- Raw data -
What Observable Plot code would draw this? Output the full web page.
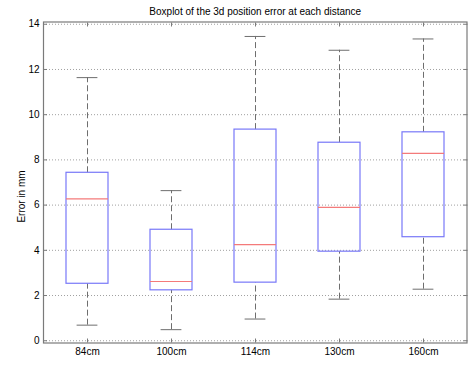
<!DOCTYPE html>
<html>
<head>
<meta charset="utf-8">
<script src="https://cdn.jsdelivr.net/npm/d3@7"></script>
<script src="https://cdn.jsdelivr.net/npm/@observablehq/plot@0.6"></script>
<style>
  html, body { margin: 0; padding: 0; background: #fff; }
  svg { display: block; }
</style>
</head>
<body>
<div id="chart"></div>
<script>
const title = "Boxplot of the 3d position error at each distance";
const yLabel = "Error in mm";
const categories = ["84cm", "100cm", "114cm", "130cm", "160cm"];
const upperWhisker = [11.64, 6.64, 13.46, 12.85, 13.35];
const q3 = [7.43, 4.91, 9.34, 8.76, 9.22];
const median = [6.28, 2.62, 4.25, 5.90, 8.29];
const q1 = [2.52, 2.23, 2.57, 3.94, 4.58];
const lowerWhisker = [0.69, 0.49, 0.96, 1.84, 2.28];
const yTicks = [0, 2, 4, 6, 8, 10, 12, 14];

const data = categories.map((c, i) => ({
  cat: c, hi: upperWhisker[i], q3: q3[i], med: median[i], q1: q1[i], lo: lowerWhisker[i]
}));

const axisColor = "#7a7a7a";
const font = "Liberation Sans, Arial, sans-serif";

const chart = Plot.plot({
  width: 469,
  height: 365,
  marginLeft: 43,
  marginRight: 2.5,
  marginTop: 21.5,
  marginBottom: 22.5,
  style: { fontFamily: font, fontSize: "10px", color: "#000", background: "#fff" },
  x: { type: "band", domain: categories, paddingInner: 0.5, paddingOuter: 0.25 },
  y: { domain: [-0.1, 14.1] },
  marks: [
    Plot.gridY(yTicks, { stroke: "#a0a0a0", strokeOpacity: 1, strokeDasharray: "1,2" }),
    Plot.frame({ stroke: axisColor, strokeWidth: 1.2 }),
    Plot.axisY(yTicks, { anchor: "left", tickSize: -4, tickPadding: 8, stroke: axisColor, fill: "#000", label: null }),
    Plot.axisY(yTicks, { anchor: "right", tickSize: -4, stroke: axisColor, tickFormat: () => "", label: null }),
    Plot.axisX({ anchor: "bottom", tickSize: -4, tickPadding: 9, stroke: axisColor, fill: "#000", label: null }),
    Plot.axisX({ anchor: "top", tickSize: -4, stroke: axisColor, tickFormat: () => "", label: null }),
    Plot.ruleX(data, { x: "cat", y1: "q3", y2: "hi", stroke: "#6e6e6e", strokeDasharray: "6,3" }),
    Plot.ruleX(data, { x: "cat", y1: "lo", y2: "q1", stroke: "#6e6e6e", strokeDasharray: "6,3" }),
    Plot.tickY(data, { x: "cat", y: "hi", stroke: "#6e6e6e", inset: 10.6 }),
    Plot.tickY(data, { x: "cat", y: "lo", stroke: "#6e6e6e", inset: 10.6 }),
    Plot.barY(data, { x: "cat", y1: "q1", y2: "q3", fill: "none", stroke: "#7878f8", strokeWidth: 1.2 }),
    Plot.tickY(data, { x: "cat", y: "med", stroke: "#f47a7a", strokeWidth: 1.2 }),
    Plot.text([title], { text: d => d, frameAnchor: "top", lineAnchor: "middle", textAnchor: "middle", dy: -10.5, fill: "#000", fontSize: 10 }),
    Plot.text([yLabel], { text: d => d, frameAnchor: "left", rotate: -90, textAnchor: "middle", lineAnchor: "middle", dx: -22, dy: 14, fill: "#000", fontSize: 10 })
  ]
});
document.getElementById("chart").appendChild(chart);
</script>
</body>
</html>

- Given problem -
Go through the listing above and write it out again exactly, dropping the pictures.

- Result for this exercise -
What Observable Plot code would draw this? Output the full web page.
<!DOCTYPE html>
<html>
<head>
<meta charset="utf-8">
<script src="https://cdn.jsdelivr.net/npm/d3@7"></script>
<script src="https://cdn.jsdelivr.net/npm/@observablehq/plot@0.6"></script>
<style>
  html, body { margin: 0; padding: 0; background: #fff; }
  svg { display: block; }
</style>
</head>
<body>
<div id="chart"></div>
<script>
const title = "Boxplot of the 3d position error at each distance";
const yLabel = "Error in mm";
const categories = ["84cm", "100cm", "114cm", "130cm", "160cm"];
const upperWhisker = [11.64, 6.64, 13.46, 12.85, 13.35];
const q3 = [7.43, 4.91, 9.34, 8.76, 9.22];
const median = [6.28, 2.62, 4.25, 5.90, 8.29];
const q1 = [2.52, 2.23, 2.57, 3.94, 4.58];
const lowerWhisker = [0.69, 0.49, 0.96, 1.84, 2.28];
const yTicks = [0, 2, 4, 6, 8, 10, 12, 14];

const data = categories.map((c, i) => ({
  cat: c, hi: upperWhisker[i], q3: q3[i], med: median[i], q1: q1[i], lo: lowerWhisker[i]
}));

const axisColor = "#7a7a7a";
const font = "Liberation Sans, Arial, sans-serif";

const chart = Plot.plot({
  width: 469,
  height: 365,
  marginLeft: 43,
  marginRight: 2.5,
  marginTop: 21.5,
  marginBottom: 22.5,
  style: { fontFamily: font, fontSize: "10px", color: "#000", background: "#fff" },
  x: { type: "band", domain: categories, paddingInner: 0.5, paddingOuter: 0.25 },
  y: { domain: [-0.1, 14.1] },
  marks: [
    Plot.gridY(yTicks, { stroke: "#a0a0a0", strokeOpacity: 1, strokeDasharray: "1,2" }),
    Plot.frame({ stroke: axisColor, strokeWidth: 1.2 }),
    Plot.axisY(yTicks, { anchor: "left", tickSize: -4, tickPadding: 8, stroke: axisColor, fill: "#000", label: null }),
    Plot.axisY(yTicks, { anchor: "right", tickSize: -4, stroke: axisColor, tickFormat: () => "", label: null }),
    Plot.axisX({ anchor: "bottom", tickSize: -4, tickPadding: 9, stroke: axisColor, fill: "#000", label: null }),
    Plot.axisX({ anchor: "top", tickSize: -4, stroke: axisColor, tickFormat: () => "", label: null }),
    Plot.ruleX(data, { x: "cat", y1: "q3", y2: "hi", stroke: "#6e6e6e", strokeDasharray: "6,3" }),
    Plot.ruleX(data, { x: "cat", y1: "lo", y2: "q1", stroke: "#6e6e6e", strokeDasharray: "6,3" }),
    Plot.tickY(data, { x: "cat", y: "hi", stroke: "#6e6e6e", inset: 10.6 }),
    Plot.tickY(data, { x: "cat", y: "lo", stroke: "#6e6e6e", inset: 10.6 }),
    Plot.barY(data, { x: "cat", y1: "q1", y2: "q3", fill: "none", stroke: "#7878f8", strokeWidth: 1.2 }),
    Plot.tickY(data, { x: "cat", y: "med", stroke: "#f47a7a", strokeWidth: 1.2 }),
    Plot.text([title], { text: d => d, frameAnchor: "top", lineAnchor: "middle", textAnchor: "middle", dy: -10.5, fill: "#000", fontSize: 10 }),
    Plot.text([yLabel], { text: d => d, frameAnchor: "left", rotate: -90, textAnchor: "middle", lineAnchor: "middle", dx: -22, dy: 14, fill: "#000", fontSize: 10 })
  ]
});
document.getElementById("chart").appendChild(chart);
</script>
</body>
</html>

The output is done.